Epistemic Status: haven't worked through all the consequences here.
There's currently a big brouhaha going on in the interwebs about Trump's plan to allow 50 year mortgages.
Supporters claim that it'll help people buy homes.
Detractors point out that a 50 year mortgage doesn't actually reduce monthly payments that much compared to a 30 year one (because most of your payment at current rates is interest), and that insofar as it does, that just pushes house prices up since housing supply is mostly fixed in the short term (and long term is constrained more by regulation than the market).
Focusing on the second argument, the logical conclusion here is to ban mortgages entirely, since all making it easier to buy houses does is subsidise demand.
But that doesn't work either. Housing takes a certain amount to build, and if people can't afford that without mortgages, that's going to dry up or reduce new supply of houses.
It seems like the obvious solution is to allow getting a mortgage on the value of the house (even with no downpayment, even amortization free), but to require full payment on the value of the land.
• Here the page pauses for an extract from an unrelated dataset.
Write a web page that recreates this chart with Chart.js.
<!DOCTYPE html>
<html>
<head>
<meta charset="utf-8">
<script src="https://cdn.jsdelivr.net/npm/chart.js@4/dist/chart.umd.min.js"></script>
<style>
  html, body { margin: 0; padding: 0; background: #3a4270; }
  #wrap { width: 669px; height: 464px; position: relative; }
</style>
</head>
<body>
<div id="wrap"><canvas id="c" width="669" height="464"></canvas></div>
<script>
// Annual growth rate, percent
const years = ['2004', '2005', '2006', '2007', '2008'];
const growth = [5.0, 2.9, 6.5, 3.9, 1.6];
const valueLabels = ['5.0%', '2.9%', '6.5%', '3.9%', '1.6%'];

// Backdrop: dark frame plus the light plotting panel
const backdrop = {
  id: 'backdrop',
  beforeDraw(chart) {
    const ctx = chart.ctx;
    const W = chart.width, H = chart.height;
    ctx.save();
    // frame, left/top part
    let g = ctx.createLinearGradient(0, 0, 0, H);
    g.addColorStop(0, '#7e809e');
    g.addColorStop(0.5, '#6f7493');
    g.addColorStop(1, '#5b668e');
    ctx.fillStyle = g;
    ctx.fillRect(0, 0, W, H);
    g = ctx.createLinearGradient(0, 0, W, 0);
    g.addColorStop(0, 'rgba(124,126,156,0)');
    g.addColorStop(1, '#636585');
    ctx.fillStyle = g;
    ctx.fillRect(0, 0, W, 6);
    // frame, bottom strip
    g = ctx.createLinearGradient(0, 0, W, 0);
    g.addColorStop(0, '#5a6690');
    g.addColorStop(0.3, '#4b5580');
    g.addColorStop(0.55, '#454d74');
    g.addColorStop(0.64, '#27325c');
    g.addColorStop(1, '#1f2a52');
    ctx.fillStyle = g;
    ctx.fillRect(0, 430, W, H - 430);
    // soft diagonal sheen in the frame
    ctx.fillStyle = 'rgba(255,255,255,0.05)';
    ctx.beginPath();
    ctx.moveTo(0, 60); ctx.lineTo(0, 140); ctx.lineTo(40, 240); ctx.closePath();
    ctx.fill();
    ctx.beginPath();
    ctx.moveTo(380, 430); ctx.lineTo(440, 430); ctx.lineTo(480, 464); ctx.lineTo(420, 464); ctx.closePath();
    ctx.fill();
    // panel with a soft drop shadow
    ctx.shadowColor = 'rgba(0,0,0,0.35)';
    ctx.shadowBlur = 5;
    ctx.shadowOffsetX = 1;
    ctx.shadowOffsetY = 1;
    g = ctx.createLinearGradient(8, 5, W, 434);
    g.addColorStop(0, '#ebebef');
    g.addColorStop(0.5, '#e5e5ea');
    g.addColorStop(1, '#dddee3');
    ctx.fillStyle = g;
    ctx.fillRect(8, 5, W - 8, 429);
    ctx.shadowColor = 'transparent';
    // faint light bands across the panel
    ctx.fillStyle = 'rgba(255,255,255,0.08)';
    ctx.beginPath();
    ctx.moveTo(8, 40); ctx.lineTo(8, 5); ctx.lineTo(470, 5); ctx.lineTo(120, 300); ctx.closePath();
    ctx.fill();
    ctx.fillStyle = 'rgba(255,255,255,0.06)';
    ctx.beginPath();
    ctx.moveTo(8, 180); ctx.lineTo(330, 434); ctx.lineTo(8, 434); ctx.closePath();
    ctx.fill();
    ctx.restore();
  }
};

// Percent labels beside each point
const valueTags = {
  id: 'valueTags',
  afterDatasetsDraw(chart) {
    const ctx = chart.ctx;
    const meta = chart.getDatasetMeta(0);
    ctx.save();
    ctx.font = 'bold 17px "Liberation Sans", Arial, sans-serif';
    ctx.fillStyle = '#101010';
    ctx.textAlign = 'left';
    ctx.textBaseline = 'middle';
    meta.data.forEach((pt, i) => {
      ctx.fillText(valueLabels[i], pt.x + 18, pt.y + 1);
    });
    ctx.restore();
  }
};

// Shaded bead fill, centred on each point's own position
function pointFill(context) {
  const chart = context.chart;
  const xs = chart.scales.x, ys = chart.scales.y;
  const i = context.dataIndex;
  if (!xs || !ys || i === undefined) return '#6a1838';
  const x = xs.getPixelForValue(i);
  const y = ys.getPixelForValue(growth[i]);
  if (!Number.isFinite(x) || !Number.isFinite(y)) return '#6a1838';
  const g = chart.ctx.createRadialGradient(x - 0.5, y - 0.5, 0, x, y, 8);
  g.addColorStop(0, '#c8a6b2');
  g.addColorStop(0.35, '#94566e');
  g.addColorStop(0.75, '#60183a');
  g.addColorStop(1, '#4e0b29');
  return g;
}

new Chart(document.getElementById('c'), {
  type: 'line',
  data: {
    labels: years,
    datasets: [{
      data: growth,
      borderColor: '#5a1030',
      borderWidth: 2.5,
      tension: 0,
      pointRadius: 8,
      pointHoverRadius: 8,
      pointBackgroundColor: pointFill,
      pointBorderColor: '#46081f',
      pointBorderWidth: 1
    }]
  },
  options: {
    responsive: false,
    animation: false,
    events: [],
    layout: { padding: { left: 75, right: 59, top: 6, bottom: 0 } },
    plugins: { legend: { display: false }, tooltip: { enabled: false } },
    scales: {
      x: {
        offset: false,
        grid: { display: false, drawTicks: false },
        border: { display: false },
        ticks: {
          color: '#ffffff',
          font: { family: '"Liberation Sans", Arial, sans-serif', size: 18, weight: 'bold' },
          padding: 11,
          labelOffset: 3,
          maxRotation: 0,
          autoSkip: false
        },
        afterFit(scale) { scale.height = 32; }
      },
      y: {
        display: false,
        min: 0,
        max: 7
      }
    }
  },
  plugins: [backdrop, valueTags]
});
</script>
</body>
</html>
The value of the house, excluding the land, will be assessed using standard techniques as part of requesting a mortgage.
The effect is that houses in sought after areas become unaffordable, pulling down prices. Houses in rural areas become more easily affordable. Since supply of both is mostly fixed in the short term, the same number of houses end up changing hands in both areas, but urban buyers are saddled with less debt and rural buyers with more. However this all but guarantees that house prices in every area will be high enough to pay for new building.